Supposing for the purposes of the Act there is an old barn which has been standing for a good many years paying nothing and practically valueless. The structure is one which the owner thinks might be converted into one, two, or three dwellings under the Act. What is going to be the normal rent charged in case like that? It. may be that £150 or £50 for each dwelling is spent on it., being £50 out of the pocket of the owner and £100 out of the public purse. The Minister may argue that there is a limitation to the owner of 3 per cent. on £50, but, if the normal agricultural rent of the district—which may be 26., 3s., 4s. or even 5s. per week—is going to be put on dwellings like that, the 3 per cent. will have no meaning whatever, and it may be 10, 15, 20 or in extreme cases as much as 30 per cent. I can well conceive that in cases of that description there may be a lot of discontent as to what is the correct rent which should be applied, and, that being so, and foreseeing that such cases will occur, I feel sure we are only asking, in moving this Amendment, for something which is extremely reasonable. In such cases there is bound to be a lot of discontent arising as to what is the normal agricultural rent and I hope, in these circumstances, the. Minister may see his way to accept the Amendment.


I beg to second the Amendment.

The Minister cannot complain, and neither can any other contending party, should any aggrieved person desire some ministerial intervention or inquiry where he may feel he has cause for complaint. I think that an appeal ought to lie to the Minister in order to meet cases where any owner of property may take undue advantage of the provisions of the Act. The Minister ought at least to grant any person the power to appeal to him so that even-handed justice shall be meted out, in view of the contributions both from the ratepayers and the Exchequer.


If the Bill proposed that the rent was to be what the local authority thought to be a reasonable amount, then I think I should be disposed to agree that it was not unreasonable to ask that there should be some appeal from the decision of the local authority. But that is not what the Bill provides at all. What we have got in the Bill is the readily ascertained fact, namley, what actually was the rent of the particular building before it was improved; or, in the case of a building such as the hon. Member has spoken of—a barn or whatever it may be—which had not previously been used as a dwelling, the local authority is to determine what is the average rent for the time being paid by agricultural workers in that district. That is a question of fact which is readily ascertainable by the local authority, but it is certainly not so ascertainable by the Minister. Really, to give an appeal from the decision of the local authority in such a case would be to incur useless and unnecessary expense which ought not to be incurred.

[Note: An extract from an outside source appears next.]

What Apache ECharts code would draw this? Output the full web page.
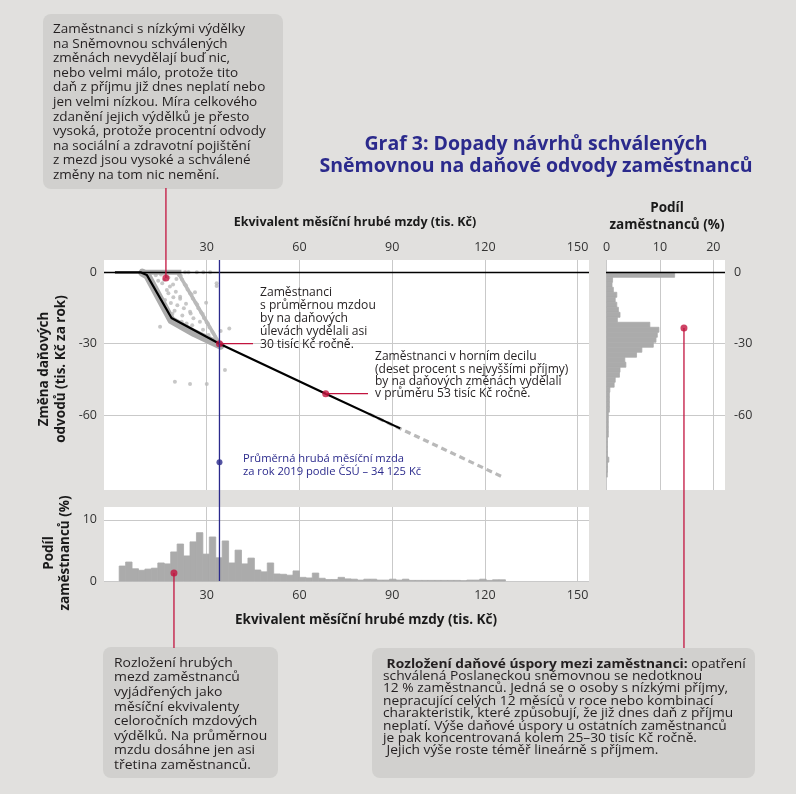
<!DOCTYPE html>
<html><head><meta charset="utf-8">
<script src="https://cdn.jsdelivr.net/npm/echarts@6/dist/echarts.min.js"></script>
<style>html,body{margin:0;padding:0;background:#e1e0de;} #c{width:796px;height:794px;}</style>
</head><body><div id="c"></div>
<script>
// ---------- data ----------
const xTicks = [30, 60, 90, 120, 150];
const yTicks = [0, -30, -60];
const shareTicksY = [0, 10];
const shareTicksX = [0, 10, 20];
const avgWage = 34.125;

// black line: typical tax change by wage
const taxLine = [[0.3,0],[8.6,0],[10.6,-1.1],[18.6,-19.2],[34.125,-30],[68.5,-51],[92.6,-65.6]];
// dense grey band of employees along the line
const grayBand = [[9.2,-0.2],[10.8,-1.4],[18.6,-20.2],[26,-25.6],[34.5,-30.8]];
const zeroRow = [[8.6,0],[21.8,0]];
const streak = [[20.9,-0.6],[33.6,-28.8]];
const tailDashed = [[82.5,-59.5],[126.2,-86.3]];
const scatterPts = [
  [24.1,0],[26.8,0],[28.9,0],[31.1,0],[23,0],
  [13.5,-1.2],[15.2,-0.9],[16.2,-3.1],[17.6,-2.2],[18.1,-6.0],[17.1,-7.4],[17.6,-8.8],[16.5,-11.6],
  [19.1,-5.1],[20.0,-8.2],[21.4,-10.3],[21.4,-11.1],[20.5,-13.8],[22.6,-15.1],[24.6,-16.6],[24.8,-17.3],
  [21.9,-20.8],[23.5,-21.5],[25.7,-19.3],[27.8,-20.8],[26.2,-8.4],[29.8,-12.8],[19.6,-16.2],[22.1,-18.2],
  [15.6,-4.6],[16.9,-14.6],[18.4,-12.9],[19.2,-10.5],[23.3,-13.2],[25.3,-22.3],[28.8,-24.1],[30.6,-26.4],
  [14.3,-3.5],[20.2,-2.8],[18.9,-17.4],
  [21.1,-1.2],[22.0,-3.0],[22.9,-5.1],[23.8,-7.2],[24.6,-8.8],[25.5,-11.0],[26.4,-12.8],[27.3,-15.1],
  [28.2,-16.9],[29.1,-19.2],[30.0,-21.1],[30.9,-23.2],[31.8,-25.0],[32.7,-27.1],[33.4,-28.6],
  [21.6,-1.5],[23.3,-5.6],[25.1,-9.3],[26.9,-13.5],[28.7,-17.5],[30.4,-21.6],[32.2,-25.8],
  [33.2,-4.6],[33.2,-5.8],[14.9,-22.9],[34.5,-24.7],[37.3,-23.6],[35.9,-41.1],[19.7,-46],[24.6,-47],[30,-47]
];
// annotation points
const lowWagePoint = [16.8, -2.4];
const avgPoint = [avgWage, -30];
const topDecilePoint = [68.5, -51];
const avgLabelPoint = [avgWage, -79.8];
const wageHistPoint = [19.4, 1.3];
const taxHistPoint = [14.5, -23.4];

// wage histogram (share of employees, %), bins of 25/12 tis. Kč
const WAGE_BIN_START = 1.67;
const WAGE_BIN_WIDTH = 25/12;
const wageShares = [2.45,3.1,2.0,1.75,1.95,2.1,2.95,2.8,4.75,6.05,4.1,6.4,7.9,4.4,7.2,3.8,6.55,2.95,5.05,2.8,
  3.75,1.8,1.5,2.95,1.15,1.1,0.95,1.65,0.6,0.5,1.3,0.45,0.25,0.25,0.6,0.35,0.3,0.15,0.3,0.3,
  0.15,0.15,0.3,0.15,0.3,0.1,0.1,0.1,0.1,0.1,0.1,0.1,0.1,0.05,0.15,0.15,0.3,0.1,0.2,0.2];

// tax-change histogram (share of employees, %), bins of 2.1 tis. Kč downward from 0
const TAX_BIN_WIDTH = 2.1;
const taxShares = [12.75,1.1,1.0,1.25,1.9,1.6,1.9,2.2,2.5,2.0,8.1,9.8,9.5,9.25,8.75,6.6,5.6,3.4,3.6,2.5,
  2.4,1.6,1.4,0.6,0.5,0.5,0.5,0.5,0.3,0.3,0.3,0.3,0.3,0.15,0.15,0.15,0.15,0.4,0.15,0.15,0.1];

// ---------- styles ----------
const FONT = '"Open Sans", Lato, sans-serif';
const RED = '#c2143f';
const NAVY = '#2b2a8c';
const GRAY = '#ababab';
const LIGHTGRAY = '#b9b9b9';
const TXT = '#231f20';
const GRID = '#c9c9c9';

const chart = echarts.init(document.getElementById('c'));

function axisX(grid, pos, min, max, ticks, showLabel) {
  return {
    type:'value', gridIndex:grid, position:pos, min:min, max:max,
    axisLine:{show:false}, axisTick:{show:false, customValues:ticks},
    axisLabel:{show:showLabel, customValues:ticks, color:'#333', fontFamily:FONT, fontSize:12.5, margin:pos==='top'?6:8},
    splitLine:{show:true, lineStyle:{color:GRID, width:1}}
  };
}
function axisY(grid, pos, min, max, ticks) {
  return {
    type:'value', gridIndex:grid, position:pos, min:min, max:max,
    axisLine:{show:false}, axisTick:{show:false, customValues:ticks},
    axisLabel:{customValues:ticks, color:'#333', fontFamily:FONT, fontSize:12.5, margin:pos==='right'?9:7},
    splitLine:{show:true, lineStyle:{color:GRID, width:1}}
  };
}

const Y_MIN = -91.5, Y_MAX = 5.17;

chart.setOption({
  backgroundColor:'#e1e0de',
  animation:false,
  grid:[
    {left:104, top:260, width:485, height:230, show:true, backgroundColor:'#fff', borderWidth:0},
    {left:104, top:507, width:485, height:74, show:true, backgroundColor:'#fff', borderWidth:0},
    {left:606, top:260, width:119, height:230, show:true, backgroundColor:'#fff', borderWidth:0}
  ],
  xAxis:[
    axisX(0,'top',-3.24,153.7,xTicks,true),
    axisX(1,'bottom',-3.24,153.7,xTicks,true),
    axisX(2,'top',-0.13,22.2,shareTicksX,true)
  ],
  yAxis:[
    axisY(0,'left',Y_MIN,Y_MAX,yTicks),
    axisY(1,'left',0,12.1,shareTicksY),
    axisY(2,'right',Y_MIN,Y_MAX,yTicks)
  ],
  series:[
    {type:'line', xAxisIndex:0, yAxisIndex:0, data:grayBand, symbol:'none', z:2,
      lineStyle:{color:GRAY, width:8, cap:'round', join:'round'},
      markLine:{silent:true, symbol:'none', label:{show:false}, lineStyle:{color:'#000', width:1.3, type:'solid'}, data:[{yAxis:0}]}},
    {type:'line', xAxisIndex:0, yAxisIndex:0, data:zeroRow, symbol:'none', z:3, lineStyle:{color:GRAY, width:5}},
    {type:'line', xAxisIndex:0, yAxisIndex:0, data:streak, symbol:'none', z:2, lineStyle:{color:LIGHTGRAY, width:3.5}},
    {type:'line', xAxisIndex:0, yAxisIndex:0, data:tailDashed, symbol:'none', z:2, lineStyle:{color:LIGHTGRAY, width:3.2, type:[6,4]}},
    {type:'scatter', xAxisIndex:0, yAxisIndex:0, data:scatterPts, symbolSize:4, z:2, itemStyle:{color:LIGHTGRAY}},
    {type:'line', xAxisIndex:0, yAxisIndex:0, data:taxLine, symbol:'none', z:5, lineStyle:{color:'#000', width:2.2}},
    {type:'scatter', xAxisIndex:0, yAxisIndex:0, data:[lowWagePoint, avgPoint, topDecilePoint], symbolSize:7, z:10, itemStyle:{color:RED}},
    {type:'scatter', xAxisIndex:0, yAxisIndex:0, data:[avgLabelPoint], symbolSize:6, z:10, itemStyle:{color:NAVY}},
    {type:'custom', xAxisIndex:1, yAxisIndex:1, z:3,
      data: wageShares.map((v,i)=>[i,v]),
      renderItem:function(params, api){
        const i = api.value(0);
        const x0 = WAGE_BIN_START + i*WAGE_BIN_WIDTH;
        const p0 = api.coord([x0, api.value(1)]);
        const p1 = api.coord([x0 + WAGE_BIN_WIDTH, 0]);
        return {type:'rect', shape:{x:p0[0], y:p0[1], width:p1[0]-p0[0], height:p1[1]-p0[1]},
          style:{fill:GRAY, stroke:GRAY, lineWidth:0.8}};
      }},
    {type:'scatter', xAxisIndex:1, yAxisIndex:1, data:[wageHistPoint], symbolSize:7, z:10, itemStyle:{color:RED}},
    {type:'line', xAxisIndex:2, yAxisIndex:2, data:[], symbol:'none', z:1,
      markLine:{silent:true, symbol:'none', label:{show:false}, lineStyle:{color:'#000', width:1.3, type:'solid'}, data:[{yAxis:0}]}},
    {type:'custom', xAxisIndex:2, yAxisIndex:2, z:3,
      data: taxShares.map((v,i)=>[i,v]),
      renderItem:function(params, api){
        const i = api.value(0);
        const yTop = -i*TAX_BIN_WIDTH;
        const p0 = api.coord([0, yTop]);
        const p1 = api.coord([api.value(1), yTop - TAX_BIN_WIDTH]);
        return {type:'rect', shape:{x:p0[0], y:p0[1], width:p1[0]-p0[0], height:p1[1]-p0[1]},
          style:{fill:GRAY, stroke:GRAY, lineWidth:0.8}};
      }},
    {type:'scatter', xAxisIndex:2, yAxisIndex:2, data:[taxHistPoint], symbolSize:7, z:10, itemStyle:{color:RED}}
  ]
});

// ---------- annotations ----------
const px = (g, p) => chart.convertToPixel({gridIndex:g}, p);
const pLow = px(0, lowWagePoint), pAvg = px(0, avgPoint), pTop = px(0, topDecilePoint);
const pWage = px(1, wageHistPoint), pTax = px(2, taxHistPoint);
const blueTop = px(0, [avgWage, Y_MAX]), blueBot = px(1, [avgWage, 0]);

function txt(x, y, text, opts) {
  opts = opts || {};
  return {type:'text', x:x, y:y, rotation:opts.rotation||0, scaleX:opts.sx||1, z:100,
    style:Object.assign({text:text, fill:opts.fill||TXT, font:(opts.weight||'normal')+' '+(opts.size||13)+'px '+FONT,
      lineHeight:opts.lh||15, align:opts.align||'left', verticalAlign:opts.va||'top'}, opts.extra||{})};
}
function line(x1,y1,x2,y2,color,w){
  return {type:'line', z:50, shape:{x1:x1,y1:y1,x2:x2,y2:y2}, style:{stroke:color, lineWidth:w||1.3}};
}
function box(x,y,w,h){
  return {type:'rect', z:40, shape:{x:x,y:y,width:w,height:h,r:8}, style:{fill:'#d1d0ce'}};
}
const TITLE_C = '#1a1a1a';

const graphics = [
  // connectors
  line(blueTop[0], 260, blueBot[0], 581, NAVY, 1.3),
  line(pLow[0], 188, pLow[0], pLow[1], RED),
  line(pAvg[0], pAvg[1], 253, pAvg[1], RED),
  line(pTop[0], pTop[1], 368, pTop[1], RED),
  line(pWage[0], pWage[1], pWage[0], 648, RED),
  line(pTax[0], pTax[1], pTax[0], 648, RED),
  // boxes
  box(43, 14, 240, 175),
  box(103, 647, 175, 131),
  box(372, 648, 383, 130),
  // box texts
  txt(53, 22, 'Zaměstnanci s nízkými výdělky\nna Sněmovnou schválených\nzměnách nevydělají buď nic,\nnebo velmi málo, protože tito\ndaň z příjmu již dnes neplatí nebo\njen velmi nízkou. Míra celkového\nzdanění jejich výdělků je přesto\nvysoká, protože procentní odvody\nna sociální a zdravotní pojištění\nz mezd jsou vysoké a schválené\nzměny na tom nic nemění.', {size:13, lh:14.6, sx:1.04}),
  txt(114, 655.7, 'Rozložení hrubých\nmezd zaměstnanců\nvyjádřených jako\nměsíční ekvivalenty\nceloročních mzdových\nvýdělků. Na průměrnou\nmzdu dosáhne jen asi\ntřetina zaměstnanců.', {size:13, lh:14.6, sx:1.07}),
  {type:'text', x:383, y:658, scaleX:1.13, z:100, style:{
    text:' {b|Rozložení daňové úspory mezi zaměstnanci:} opatření\nschválená Poslaneckou sněmovnou se nedotknou\n12 % zaměstnanců. Jedná se o osoby s nízkými příjmy,\nnepracující celých 12 měsíců v roce nebo kombinací\ncharakteristik, které způsobují, že již dnes daň z příjmu\nneplatí. Výše daňové úspory u ostatních zaměstnanců\nje pak koncentrovaná kolem 25–30 tisíc Kč ročně.\n Jejich výše roste téměř lineárně s příjmem.',
    font:'normal 12.2px '+FONT, fill:TXT, lineHeight:12.4, align:'left', verticalAlign:'top',
    rich:{b:{fontWeight:'bold', fontSize:12.2, fontFamily:FONT, fill:TXT, lineHeight:12.4}}}},
  // in-chart notes
  txt(260, 286.5, 'Zaměstnanci\ns průměrnou mzdou\nby na daňových\núlevách vydělali asi\n30 tisíc Kč ročně.', {size:12.1, lh:12.9}),
  txt(375, 351, 'Zaměstnanci v horním decilu\n(deset procent s nejvyššími příjmy)\nby na daňových změnách vydělali\nv průměru 53 tisíc Kč ročně.', {size:11.8, lh:12.2, sx:1.02}),
  txt(243, 452, 'Průměrná hrubá měsíční mzda\nza rok 2019 podle ČSÚ – 34 125 Kč', {size:11.2, lh:13, fill:NAVY}),
  // title
  txt(536, 133, 'Graf 3: Dopady návrhů schválených\nSněmovnou na daňové odvody zaměstnanců', {size:19.5, lh:22.5, weight:'bold', fill:NAVY, align:'center'}),
  // axis titles
  txt(355, 222, 'Ekvivalent měsíční hrubé mzdy (tis. Kč)', {size:12.5, weight:'bold', va:'middle', align:'center', fill:TITLE_C}),
  txt(366, 620, 'Ekvivalent měsíční hrubé mzdy (tis. Kč)', {size:13.5, weight:'bold', va:'middle', align:'center', fill:TITLE_C}),
  txt(667, 217, 'Podíl\nzaměstnanců (%)', {size:13.5, lh:17, weight:'bold', va:'middle', align:'center', fill:TITLE_C}),
  txt(53, 369, 'Změna daňových\nodvodů (tis. Kč za rok)', {size:13.5, lh:17, weight:'bold', va:'middle', align:'center', fill:TITLE_C, rotation:Math.PI/2}),
  txt(57, 553, 'Podíl\nzaměstnanců (%)', {size:13.5, lh:16, weight:'bold', va:'middle', align:'center', fill:TITLE_C, rotation:Math.PI/2})
];
chart.setOption({graphic:graphics});
</script></body></html>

May I ask the right hon. Gentleman, in view of his statement, and the fact that there may be very few of these cases, whether in cases where a legitimate appeal should be made, the appeal ought not to be heard by the right hon. Gentleman or his successor?


The hon. Member has rather missed the point. My remark was that no appeal was legitimate—if that be the proper word to use—or necessary in such cases, because the facts were all of them to be ascertained and could be most easily ascertained by the local authority on the spot.


Supposing the facts were challenged, to whom should an appeal be made?


I think we must leave something to the local authorities.


If that be the fact, is it not also the fact that in a case such as has been mentioned the profit to the landlord would not be confined to 3 per cent., and might be anything in the nature of what was indicated?


I am at a loss to know what the hon. Member means by profit. It is not a question of profit. He seems to think that a barn or other building has no capital value at all. Why should he assume that? You cannot put up a barn without capital.


But it has no capital value until this money, which is to he provided by the State, has been spent on it.


I just want to emphasise the fact which has been pointed out by hon. Members, that it is quite easy to contemplate a case where a barn in its present state is of no value, but when you spend public money on it you give the existing ruins a value. It is not sufficient for the right hon. Gentleman to say, "Oh, hut he is limited to 3 per cent. on the amount of money he spends." As has been pointed out, he gets not merely his 3 per cent. on the £50 he has spent, hut the full average rent on the part of the property for which he is now getting no rent. I do not think it is such a simple matter as the right hon. Gentleman asks the House to assume, of ascertaining the normal working-class rent in a rural area. It is a matter that might present considerable difficulty, and all that is asked is that the tenant who is, after all, a very interested party in the matter, should, where he thinks teat a mistake has been made, have a right of appeal to the Minister. I think that is a very reasonable Amendment, and we shall press it.

Question put, "That those words he there inserted in the Bill."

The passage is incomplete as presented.